**Written exercise:** Copy out every record below exactly as written, but leave out any pictures.

::::::::

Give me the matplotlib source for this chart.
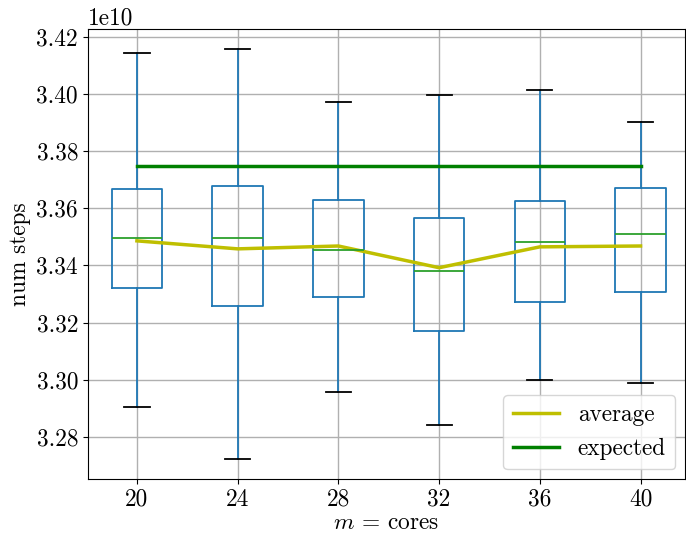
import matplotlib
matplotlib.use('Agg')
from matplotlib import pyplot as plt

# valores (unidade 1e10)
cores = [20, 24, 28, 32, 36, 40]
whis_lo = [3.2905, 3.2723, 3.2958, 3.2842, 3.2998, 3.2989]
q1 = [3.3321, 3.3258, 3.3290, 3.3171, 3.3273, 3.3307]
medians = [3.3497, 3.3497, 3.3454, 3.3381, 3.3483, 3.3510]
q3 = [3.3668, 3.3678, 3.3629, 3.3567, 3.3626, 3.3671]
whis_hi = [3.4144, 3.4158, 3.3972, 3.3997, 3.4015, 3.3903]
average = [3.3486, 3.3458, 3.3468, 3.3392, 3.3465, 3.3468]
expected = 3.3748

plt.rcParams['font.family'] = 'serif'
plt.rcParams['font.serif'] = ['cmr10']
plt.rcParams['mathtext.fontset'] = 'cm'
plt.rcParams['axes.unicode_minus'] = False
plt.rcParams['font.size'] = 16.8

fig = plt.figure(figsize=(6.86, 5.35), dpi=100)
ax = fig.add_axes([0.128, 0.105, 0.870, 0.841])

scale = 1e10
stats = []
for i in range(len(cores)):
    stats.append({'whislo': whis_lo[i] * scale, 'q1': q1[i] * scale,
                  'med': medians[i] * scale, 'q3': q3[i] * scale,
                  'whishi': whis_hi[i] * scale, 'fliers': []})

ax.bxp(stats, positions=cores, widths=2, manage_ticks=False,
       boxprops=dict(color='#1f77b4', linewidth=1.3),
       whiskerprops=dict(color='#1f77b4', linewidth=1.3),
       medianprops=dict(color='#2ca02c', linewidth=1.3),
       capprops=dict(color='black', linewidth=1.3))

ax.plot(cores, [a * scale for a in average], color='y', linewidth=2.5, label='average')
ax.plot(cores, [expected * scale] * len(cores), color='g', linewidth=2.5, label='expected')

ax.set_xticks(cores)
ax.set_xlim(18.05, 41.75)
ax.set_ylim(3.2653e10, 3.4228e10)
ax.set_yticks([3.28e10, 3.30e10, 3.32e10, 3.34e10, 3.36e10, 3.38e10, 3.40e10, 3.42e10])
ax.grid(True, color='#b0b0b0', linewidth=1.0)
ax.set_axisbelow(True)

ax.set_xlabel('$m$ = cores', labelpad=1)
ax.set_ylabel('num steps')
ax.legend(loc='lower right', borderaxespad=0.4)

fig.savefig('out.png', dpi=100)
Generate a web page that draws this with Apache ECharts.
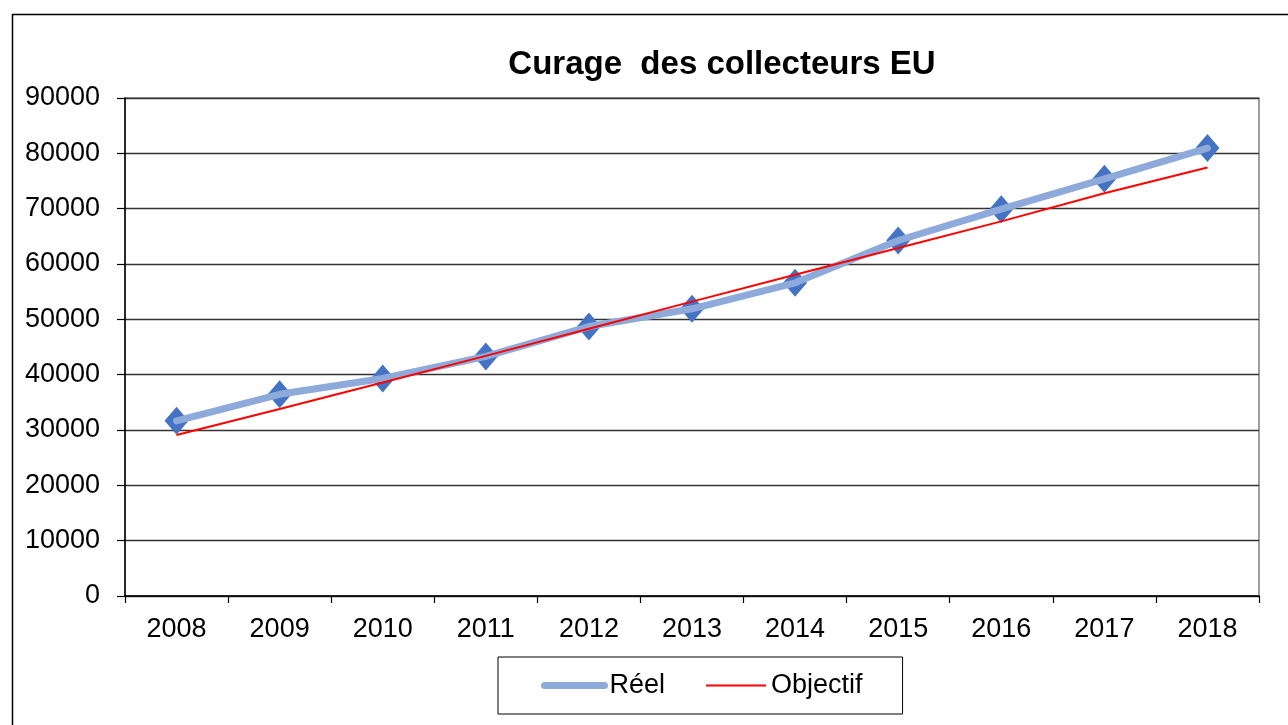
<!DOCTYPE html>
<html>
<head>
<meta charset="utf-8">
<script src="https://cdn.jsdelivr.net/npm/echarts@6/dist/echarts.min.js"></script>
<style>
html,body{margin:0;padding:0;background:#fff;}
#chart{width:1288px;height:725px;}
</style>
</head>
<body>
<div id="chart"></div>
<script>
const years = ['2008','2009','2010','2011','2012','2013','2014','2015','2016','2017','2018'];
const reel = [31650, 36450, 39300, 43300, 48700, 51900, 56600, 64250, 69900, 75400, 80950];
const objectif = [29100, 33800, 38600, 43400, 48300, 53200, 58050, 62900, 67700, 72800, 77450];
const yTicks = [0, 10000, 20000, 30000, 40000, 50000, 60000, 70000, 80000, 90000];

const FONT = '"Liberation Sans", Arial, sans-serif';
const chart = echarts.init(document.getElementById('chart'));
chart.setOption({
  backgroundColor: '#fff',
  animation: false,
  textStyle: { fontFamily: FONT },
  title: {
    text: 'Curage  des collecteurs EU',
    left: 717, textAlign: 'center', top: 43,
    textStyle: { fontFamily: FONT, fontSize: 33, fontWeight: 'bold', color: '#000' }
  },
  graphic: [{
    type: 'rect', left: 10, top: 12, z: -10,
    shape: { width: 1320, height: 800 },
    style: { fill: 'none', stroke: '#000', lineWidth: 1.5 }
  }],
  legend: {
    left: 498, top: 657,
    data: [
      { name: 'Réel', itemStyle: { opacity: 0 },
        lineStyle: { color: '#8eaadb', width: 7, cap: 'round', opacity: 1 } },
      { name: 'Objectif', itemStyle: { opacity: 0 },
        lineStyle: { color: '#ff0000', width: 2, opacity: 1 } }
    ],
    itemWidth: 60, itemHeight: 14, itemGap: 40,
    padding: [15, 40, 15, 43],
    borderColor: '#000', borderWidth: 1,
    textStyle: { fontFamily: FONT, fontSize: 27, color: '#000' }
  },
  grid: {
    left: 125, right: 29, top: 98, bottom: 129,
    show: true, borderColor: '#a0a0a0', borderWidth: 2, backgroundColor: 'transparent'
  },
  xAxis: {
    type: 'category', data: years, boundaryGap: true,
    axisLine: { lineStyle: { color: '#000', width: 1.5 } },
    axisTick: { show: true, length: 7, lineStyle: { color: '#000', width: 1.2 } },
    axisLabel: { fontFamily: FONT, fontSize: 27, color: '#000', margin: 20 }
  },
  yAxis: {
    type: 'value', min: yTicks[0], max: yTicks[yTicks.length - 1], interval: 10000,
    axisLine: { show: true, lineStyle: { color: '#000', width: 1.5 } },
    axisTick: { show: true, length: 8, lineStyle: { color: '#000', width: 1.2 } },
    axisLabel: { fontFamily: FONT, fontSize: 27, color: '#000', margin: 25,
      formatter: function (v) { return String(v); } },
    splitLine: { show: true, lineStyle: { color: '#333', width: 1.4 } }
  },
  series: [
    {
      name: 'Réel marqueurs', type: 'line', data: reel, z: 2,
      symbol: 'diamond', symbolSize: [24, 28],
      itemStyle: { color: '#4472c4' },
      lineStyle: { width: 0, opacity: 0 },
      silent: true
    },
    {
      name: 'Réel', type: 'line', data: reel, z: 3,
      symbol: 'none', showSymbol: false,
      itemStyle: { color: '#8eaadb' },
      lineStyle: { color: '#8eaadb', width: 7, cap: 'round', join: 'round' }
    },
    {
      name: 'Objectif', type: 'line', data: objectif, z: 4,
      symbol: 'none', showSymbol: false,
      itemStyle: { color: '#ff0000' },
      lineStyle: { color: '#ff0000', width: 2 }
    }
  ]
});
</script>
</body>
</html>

::::::::

**Answer in full:**
Give me the matplotlib source for this chart.
import matplotlib
matplotlib.use('Agg')
from matplotlib import pyplot as plt

# valores (unidade 1e10)
cores = [20, 24, 28, 32, 36, 40]
whis_lo = [3.2905, 3.2723, 3.2958, 3.2842, 3.2998, 3.2989]
q1 = [3.3321, 3.3258, 3.3290, 3.3171, 3.3273, 3.3307]
medians = [3.3497, 3.3497, 3.3454, 3.3381, 3.3483, 3.3510]
q3 = [3.3668, 3.3678, 3.3629, 3.3567, 3.3626, 3.3671]
whis_hi = [3.4144, 3.4158, 3.3972, 3.3997, 3.4015, 3.3903]
average = [3.3486, 3.3458, 3.3468, 3.3392, 3.3465, 3.3468]
expected = 3.3748

plt.rcParams['font.family'] = 'serif'
plt.rcParams['font.serif'] = ['cmr10']
plt.rcParams['mathtext.fontset'] = 'cm'
plt.rcParams['axes.unicode_minus'] = False
plt.rcParams['font.size'] = 16.8

fig = plt.figure(figsize=(6.86, 5.35), dpi=100)
ax = fig.add_axes([0.128, 0.105, 0.870, 0.841])

scale = 1e10
stats = []
for i in range(len(cores)):
    stats.append({'whislo': whis_lo[i] * scale, 'q1': q1[i] * scale,
                  'med': medians[i] * scale, 'q3': q3[i] * scale,
                  'whishi': whis_hi[i] * scale, 'fliers': []})

ax.bxp(stats, positions=cores, widths=2, manage_ticks=False,
       boxprops=dict(color='#1f77b4', linewidth=1.3),
       whiskerprops=dict(color='#1f77b4', linewidth=1.3),
       medianprops=dict(color='#2ca02c', linewidth=1.3),
       capprops=dict(color='black', linewidth=1.3))

ax.plot(cores, [a * scale for a in average], color='y', linewidth=2.5, label='average')
ax.plot(cores, [expected * scale] * len(cores), color='g', linewidth=2.5, label='expected')

ax.set_xticks(cores)
ax.set_xlim(18.05, 41.75)
ax.set_ylim(3.2653e10, 3.4228e10)
ax.set_yticks([3.28e10, 3.30e10, 3.32e10, 3.34e10, 3.36e10, 3.38e10, 3.40e10, 3.42e10])
ax.grid(True, color='#b0b0b0', linewidth=1.0)
ax.set_axisbelow(True)

ax.set_xlabel('$m$ = cores', labelpad=1)
ax.set_ylabel('num steps')
ax.legend(loc='lower right', borderaxespad=0.4)

fig.savefig('out.png', dpi=100)
Generate a web page that draws this with Apache ECharts.
<!DOCTYPE html>
<html>
<head>
<meta charset="utf-8">
<script src="https://cdn.jsdelivr.net/npm/echarts@6/dist/echarts.min.js"></script>
<style>
html,body{margin:0;padding:0;background:#fff;}
#chart{width:1288px;height:725px;}
</style>
</head>
<body>
<div id="chart"></div>
<script>
const years = ['2008','2009','2010','2011','2012','2013','2014','2015','2016','2017','2018'];
const reel = [31650, 36450, 39300, 43300, 48700, 51900, 56600, 64250, 69900, 75400, 80950];
const objectif = [29100, 33800, 38600, 43400, 48300, 53200, 58050, 62900, 67700, 72800, 77450];
const yTicks = [0, 10000, 20000, 30000, 40000, 50000, 60000, 70000, 80000, 90000];

const FONT = '"Liberation Sans", Arial, sans-serif';
const chart = echarts.init(document.getElementById('chart'));
chart.setOption({
  backgroundColor: '#fff',
  animation: false,
  textStyle: { fontFamily: FONT },
  title: {
    text: 'Curage  des collecteurs EU',
    left: 717, textAlign: 'center', top: 43,
    textStyle: { fontFamily: FONT, fontSize: 33, fontWeight: 'bold', color: '#000' }
  },
  graphic: [{
    type: 'rect', left: 10, top: 12, z: -10,
    shape: { width: 1320, height: 800 },
    style: { fill: 'none', stroke: '#000', lineWidth: 1.5 }
  }],
  legend: {
    left: 498, top: 657,
    data: [
      { name: 'Réel', itemStyle: { opacity: 0 },
        lineStyle: { color: '#8eaadb', width: 7, cap: 'round', opacity: 1 } },
      { name: 'Objectif', itemStyle: { opacity: 0 },
        lineStyle: { color: '#ff0000', width: 2, opacity: 1 } }
    ],
    itemWidth: 60, itemHeight: 14, itemGap: 40,
    padding: [15, 40, 15, 43],
    borderColor: '#000', borderWidth: 1,
    textStyle: { fontFamily: FONT, fontSize: 27, color: '#000' }
  },
  grid: {
    left: 125, right: 29, top: 98, bottom: 129,
    show: true, borderColor: '#a0a0a0', borderWidth: 2, backgroundColor: 'transparent'
  },
  xAxis: {
    type: 'category', data: years, boundaryGap: true,
    axisLine: { lineStyle: { color: '#000', width: 1.5 } },
    axisTick: { show: true, length: 7, lineStyle: { color: '#000', width: 1.2 } },
    axisLabel: { fontFamily: FONT, fontSize: 27, color: '#000', margin: 20 }
  },
  yAxis: {
    type: 'value', min: yTicks[0], max: yTicks[yTicks.length - 1], interval: 10000,
    axisLine: { show: true, lineStyle: { color: '#000', width: 1.5 } },
    axisTick: { show: true, length: 8, lineStyle: { color: '#000', width: 1.2 } },
    axisLabel: { fontFamily: FONT, fontSize: 27, color: '#000', margin: 25,
      formatter: function (v) { return String(v); } },
    splitLine: { show: true, lineStyle: { color: '#333', width: 1.4 } }
  },
  series: [
    {
      name: 'Réel marqueurs', type: 'line', data: reel, z: 2,
      symbol: 'diamond', symbolSize: [24, 28],
      itemStyle: { color: '#4472c4' },
      lineStyle: { width: 0, opacity: 0 },
      silent: true
    },
    {
      name: 'Réel', type: 'line', data: reel, z: 3,
      symbol: 'none', showSymbol: false,
      itemStyle: { color: '#8eaadb' },
      lineStyle: { color: '#8eaadb', width: 7, cap: 'round', join: 'round' }
    },
    {
      name: 'Objectif', type: 'line', data: objectif, z: 4,
      symbol: 'none', showSymbol: false,
      itemStyle: { color: '#ff0000' },
      lineStyle: { color: '#ff0000', width: 2 }
    }
  ]
});
</script>
</body>
</html>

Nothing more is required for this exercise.